A warm welcome from the winter carnival
Beth Pinkney's career has taken her from the heat of a Florida golf course to the icy chill of the St. Paul Winter Carnival.
At the start of October, the Woodbury resident of six years was named as the new president and CEO of the annual winter festival.
It was quite a change in career direction for a woman who has spent all her time since college organizing golf tournaments, starting with a tournament in Florida as a student intern and culminating in the U.S. Women's Open at the Interlachen Country Club in Edina this summer.
Not that Pinkney will accept that it's all that different organizing a winter carnival to hosting one of the nation's premier women's golf event.
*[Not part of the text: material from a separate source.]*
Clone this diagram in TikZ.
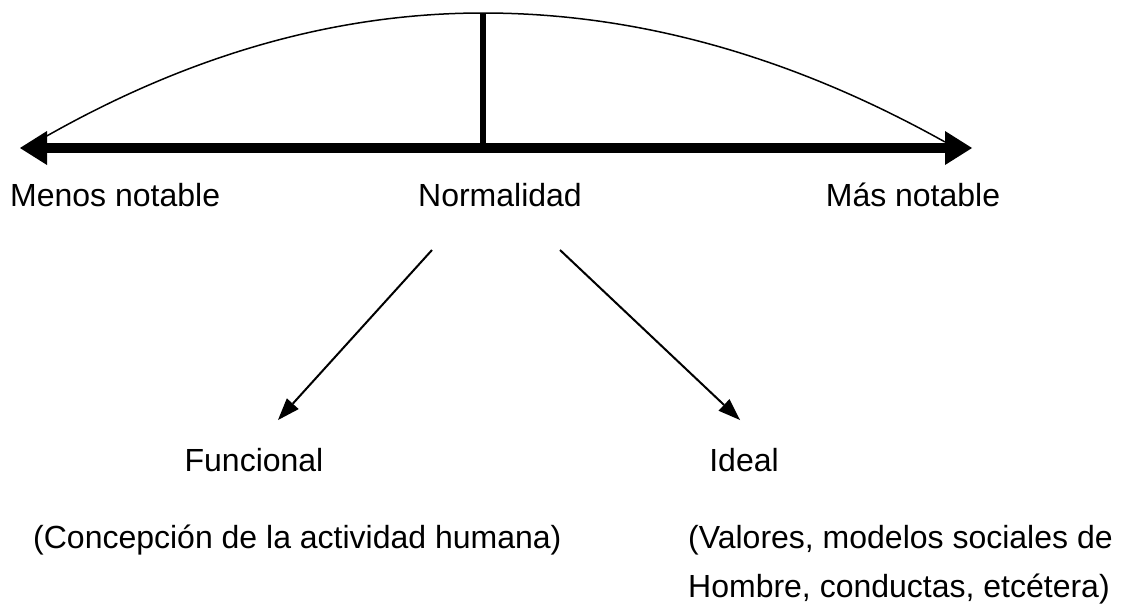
\documentclass[tikz,border=0pt]{standalone}
\usepackage{fontspec}
\setmainfont{Liberation Sans}
\usetikzlibrary{arrows.meta}
\begin{document}
\begin{tikzpicture}[x=1pt,y=-1pt,
  lbl/.style={inner sep=0pt, font=\fontsize{32}{38}\selectfont},
  axisline/.style={line width=10pt,
    {Triangle[length=27pt,width=34pt,line width=0pt]}-{Triangle[length=27pt,width=34pt,line width=0pt]}},
  stem/.style={line width=5.5pt},
  arc/.style={line width=1.5pt},
  thinarrow/.style={line width=2pt, -{Triangle[length=22pt,width=16pt,line width=0pt]}}]
\useasboundingbox (0,0) rectangle (1130,603);
% coordinates
\coordinate (axL) at (20,148);
\coordinate (axR) at (972,148);
\coordinate (top) at (483,13);
\coordinate (mid) at (483,148);
\coordinate (cL) at (45,137);
\coordinate (cR) at (945,142);
\coordinate (dLs) at (432,250);
\coordinate (dLe) at (278,420);
\coordinate (dRs) at (560,250);
\coordinate (dRe) at (740,420);
% axis
\draw[axisline] (axL) -- (axR);
\draw[stem] (top) -- (mid);
\draw[arc] (cL) .. controls (191,54) and (337,13) .. (top)
               .. controls (637,13) and (791,56) .. (cR);
% labels
\node[lbl, anchor=base west] (menos) at (10,206) {Menos notable};
\node[lbl, anchor=base] (norm) at (500,206) {Normalidad};
\node[lbl, anchor=base] (mas) at (913,206) {Más notable};
\node[lbl, anchor=base] (func) at (254,471) {Funcional};
\node[lbl, anchor=base] (ideal) at (744,471) {Ideal};
\node[lbl, anchor=base west] (conc) at (33,548) {(Concepción de la actividad humana)};
\node[lbl, anchor=base west] (val1) at (688,548) {(Valores, modelos sociales de};
\node[lbl, anchor=base west] (val2) at (688,597) {Hombre, conductas, etcétera)};
% diagonal arrows
\draw[thinarrow] (dLs) -- (dLe);
\draw[thinarrow] (dRs) -- (dRe);
\end{tikzpicture}
\end{document}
"It's all very similar -- it's all event-based," said Pinkney. "You are dealing with operations and dealing with different city relations and volunteers and corporate sponsors.
"The only thing different is the time of year."
Pinkney, who grew up in the city of Hoyt Lakes on the Iron Range, is only too aware of the history in which the carnival is steeped.
"I'm very new and very fresh, and everyone has been very warm and welcoming," she said. "It's an exciting event to be part of. It's here in Minnesota in the Twin Cities which is a great community to work in.
"It's an event that has been around for 123 years, and to be part of the passion that these people have and the tradition, it's pretty exciting."
One of the highlights of the St. Paul Winter Carnival over the years has been the ice palaces, which captured the imagination of visitors to the festival with their intricacy, size and beauty.
The last such palace was constructed four years ago, in honor of the NHL All Star Game, and was built from 18,000 blocks of ice.
Pinkney won't be drawn on when the ice palace could make a comeback to the carnival, but pledges, "It will be brought back."
"It's what amazes me, when I see these pictures from the 1800s -- how did they even make the ice sculptures?" reflected Pinkney.
"Apparently, back in the day, the ice palace was the tallest building in St. Paul."
Although she's happy to be getting to know the state capital a little better, thanks to the winter carnival's headquarters in the Landmark Building, Pinkney is glad to return home to Woodbury each night.
"I moved to Woodbury because it was close to the offices [of a former job working for the Prom Center sports division]," said Pinkney. "It's grown like crazy. It's a great place to live and it has great access to everything you need."
The St. Paul Winter Carnival was first held in 1886 to celebrate the city's growth from 39,000 residents in 1880 to 120,000 in 1886.
Approximately 350,000 people visit the carnival every year.
About 1,000 volunteers help make the event happen every year.
The carnival is based around the legend of Boreas, who throws a 10-day celebration in defiance of Vulcanus Rex, the god of fire.
The carnival is famous for its ice palaces, 36 of which have been constructed over the years. The 1986 ice palace stood 128-feet tall, while the 1887 palace consisted of more than 35,000 blocks of ice.